Kelimelerin yani sıfatların gücünü küçümsememek gerek. Utangaç cüce, hep utangaç; Bilgili cüce, her şeyi biliyor… Cüceler ama sıfatlarla tastamamlar. Koca ülkeyi yöneten Kraliçe ise aynadan medet umar halde. Bir tarafta görünürde olan yüceliğin içindeki acziyet; beri yanda kısalığın içinde oturan eksiksiz asalet. Peki neden kelimelerin gücü önemli? İşte cevabı: Yuhanna İncil’inde şu sözler yazılıdır:
“Başlangıçta Söz vardı. Söz Tanrı’yla birlikteydi ve Söz Tanrı’ydı. Başlangıçta O, Tanrı’yla birlikteydi. Her şey O’nun aracılığıyla var oldu, var olan hiçbir şey O’nsuz olmadı.”
Cüceler sıfatlarla varlar. Sıfatları çekip alın her birinden çırılçıplak ortada kalırlar. Çünkü onlar sıfatlara sahip değiller, sıfatlar onların belirleyicisi. Sıfat bir kere belirledi mi, buğulanır pencere. Der ya Mevlana; gül düşünürsen gülistan diken düşünürsen dikenlik olursun. İnsan düşünerek ne gül ne de diken olur aslında. Ne vakit inanır insan gül ya da diken oluşuna, olur gül ile diken insan. Tam da burada mesele niyetin, söz ile birleşmesi.

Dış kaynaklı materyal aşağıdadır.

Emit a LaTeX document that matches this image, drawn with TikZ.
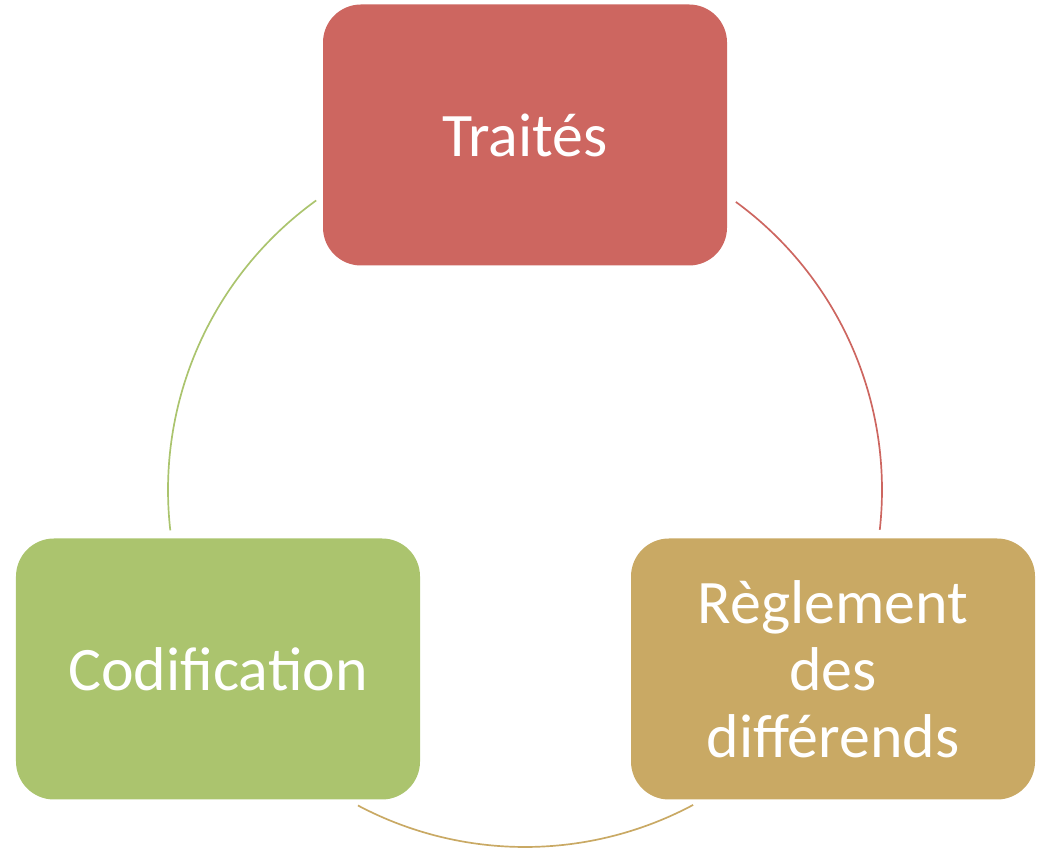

Her ne değilsem o’yum, her ne isem o değilim.
Neyi çağrıştırdı sizde?
Ben merhametli biriyim…
Ben kötü biriyim…
Ben çirkinim…
Ben sensin yaşayamam…
Ben…!!!
Sahi neyim Ben?
Albert Camus, Başkaldıran İnsan adlı kitabından insan için şunu söyler: İnsan ne ise o olmayı reddeden tek yaratıktır.